Two pilots of the United Arab Emirates have been killed after one of the country’s fighter jets participating in the Saudi-led aggression against Yemen crashed in the impoverished country, a report says.
The Saudi-led coalition made the announcement in a statement on Monday after the UAE armed forces said in a statement earlier in the day that the warplane could not be located.
"The Supreme Command of the Armed Forces announced today that a fighter jet taking part in the Arab coalition led by Saudi Arabia... in Yemen was missing," said a statement on the official WAM news agency, without giving further details.
CNN Arabic reported that the fighter jet crashed due to a technical fault.
Meanwhile, al-Masdar Online quoted a Yemeni official as saying that the Apache jet crashed in Aden due to technical fault while it was conducting an airstrike. The warplane reportedly hit a mountain and crashed on a residential house, leaving a child dead.
Several Saudi aircraft have been downed in Yemen by the country’s army and popular committees since the beginning of the Saudi aggression in March last year, and at least two coalition jets have crashed in the impoverished country.
In May 2015, the Yemeni forces shot down a Moroccan F-16 warplane.

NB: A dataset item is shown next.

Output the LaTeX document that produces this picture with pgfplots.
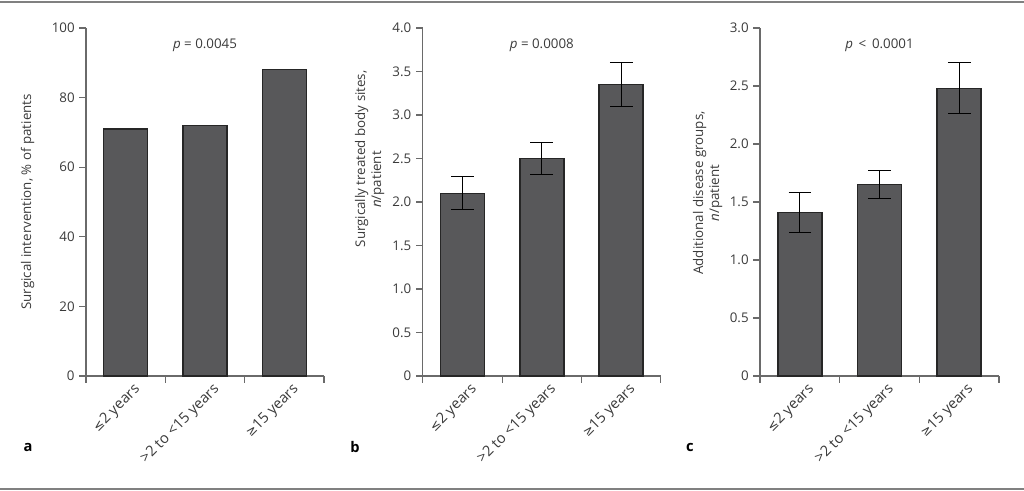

In December that year, a Bahraini F-16 jet crashed on the Saudi Arabian side of the border with Yemen in the northern Saudi province of Jizan, after suffering a technical problem.
Yemeni army troops and allied Houthi Ansarullah fighters have also managed to bring down a number of Saudi drones.

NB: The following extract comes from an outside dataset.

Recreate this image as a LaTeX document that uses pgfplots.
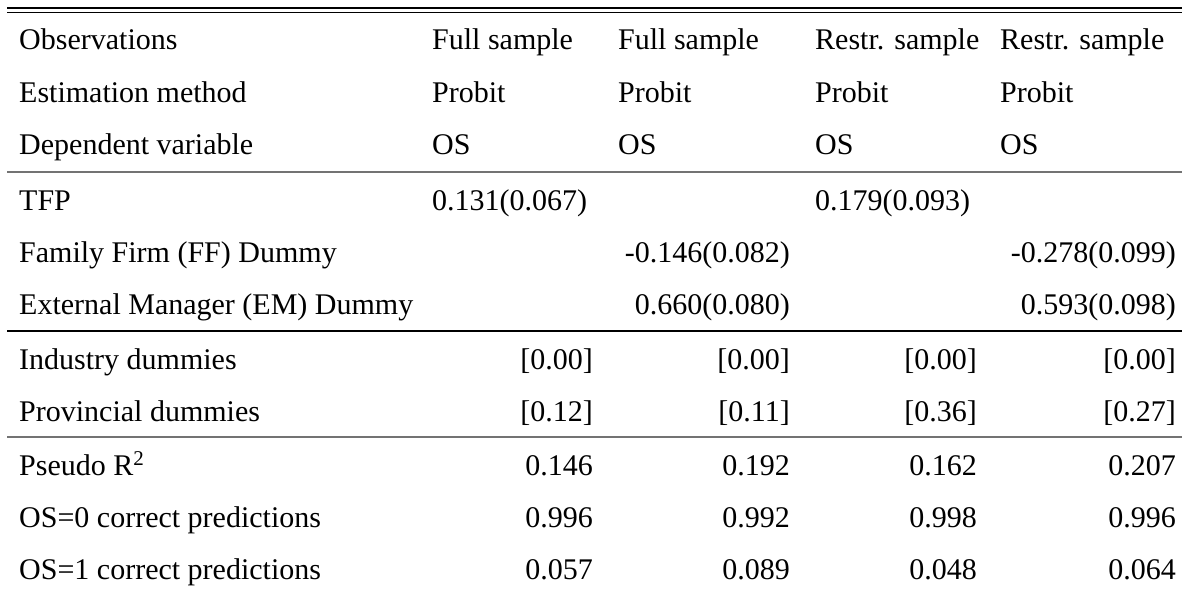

On March 5, a Saudi spy drone was downed while it was flying over the country’s southern province of Ibb.
On February 27, Yemeni soldiers and allied forces also targeted an Emirati drone in the sky over the town of Azan, located 550 kilometers (341 miles) southeast of Sana’a. The downed aircraft was purportedly on a surveillance mission in the area.
Yemeni army forces and fighters from Popular Committees shot down a Saudi spy aircraft over Harad district in the northwestern province of Hajjah on February 3. A few days earlier, Yemeni troops had fired a surface-to-air missile at another Saudi spy drone in Yemen’s northwestern Sa’ada Province.
Yemen has been under military attacks by Saudi Arabia since late March last year. At least 8,400 people, among them 2,236 children, have been killed so far in the aggression and 16,015 others sustained injuries. The strikes have also taken a heavy toll on the impoverished country’s facilities and infrastructure, destroying many hospitals, schools, and factories.